Keyboard with screen reader: Keyboard access appears to function in the same way as described above, with the screen reader reporting each item as you tab to it and when you tab to the main navigation item for the active page the drop-down opens and you can move through the options, but in this case with either tab key or the arrow keys. For main navigation items relating to pages that are not the active page, pressing enter will open the menu and then you can move through the menu with either the tab or arrow, but tab seems a little easier to use.
After reviewing these menus, I have a far better understanding of why most of the people I know who rely on the keyboard to use the web have a pretty negative impression of drop-downs. Without a mouse, they are difficult to use and it appears that you can not expect them to perform in a consistent fashion.
It is hard to make a definitive statement about which drop-downs are likely to be the most accessible, in part because I think it will depend on the particular circumstances of each site. For example, a site with very few main navigation items and only a few drop-down options is not likely to present a big problem for someone who has to tab through all of them. On the other hand, if the main navigation and drop-downs contains hundreds of links, tabbing through all them could be a serious problem for some people.

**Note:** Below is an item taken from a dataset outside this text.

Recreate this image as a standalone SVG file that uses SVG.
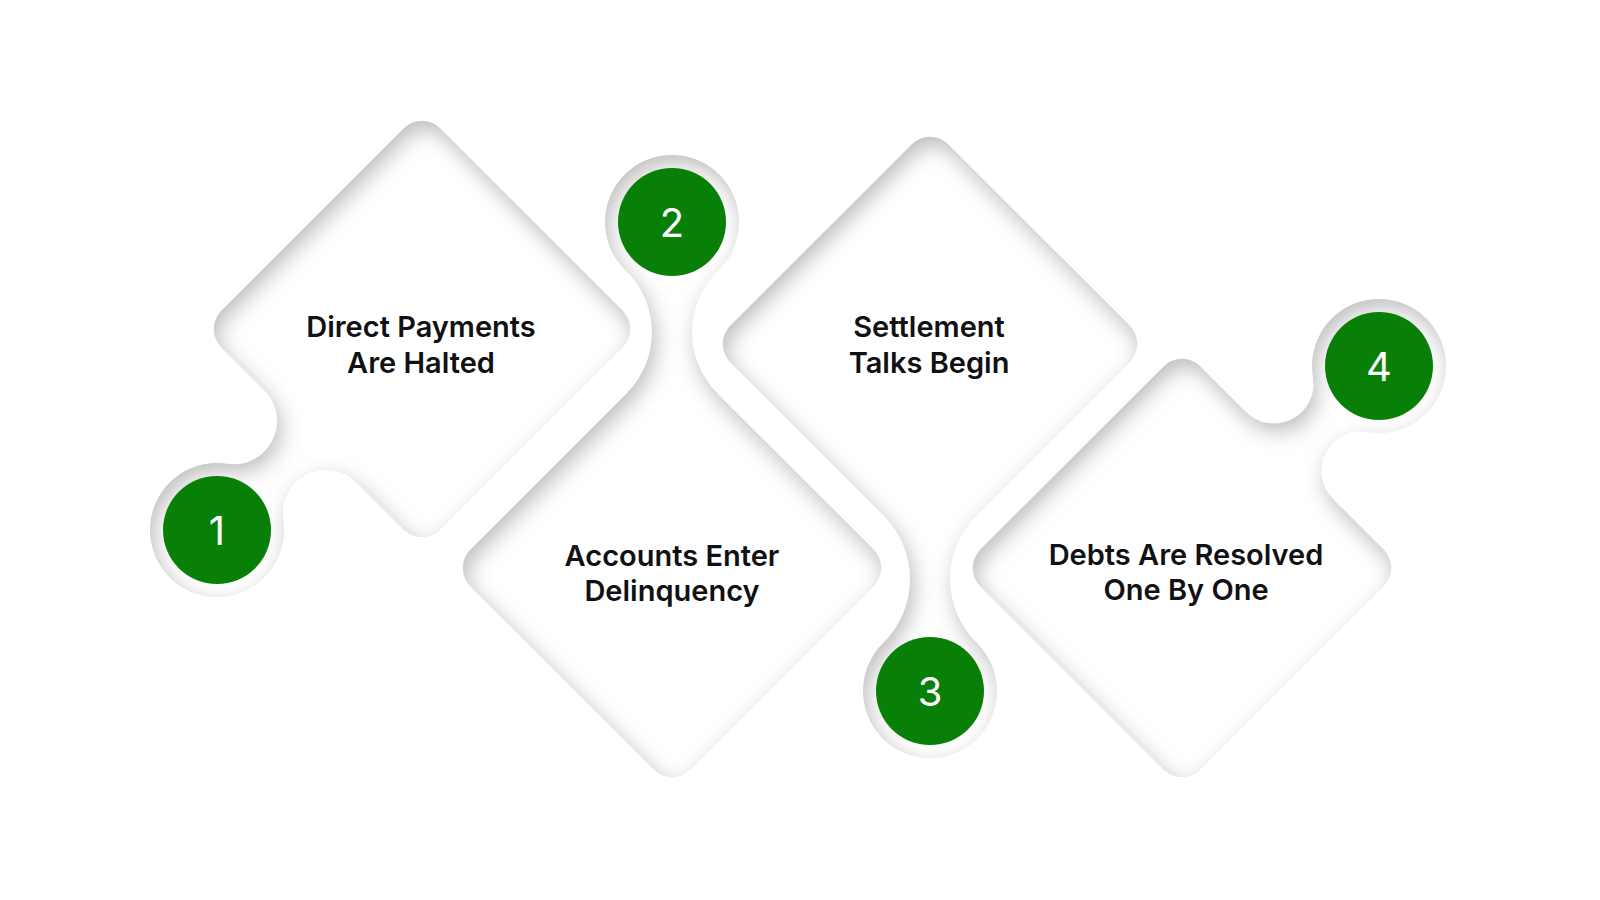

From this limited testing, it seems to me that the usability and accessibility of drop-downs for screen reader users and for other people who rely on the keyboard to access the web would be significantly improved if there was a generally agreed (standard) behaviour for drop-downs and information about how to use them without a mouse was available to all users. I think these are the two key issues associated with the use of drop-downs and I would be very interested to know what other people think.
Which is better and why?
- Is it better to rely on just the tab key rather than a combination of tab and arrow?
- If we do rely just on the tab key, is it better to force keyboard users to tab though all the drop-down options? Or should you allow keyboard users to only tab from main item to main item, for example, and then they make the next level of choices on the section landing pages?
- If a combination of tab and arrow keys is the way to go, what is the best approach? And, how many keyboard users would even think of using the arrow keys? Not many I suspect, so what is the best way of informing them?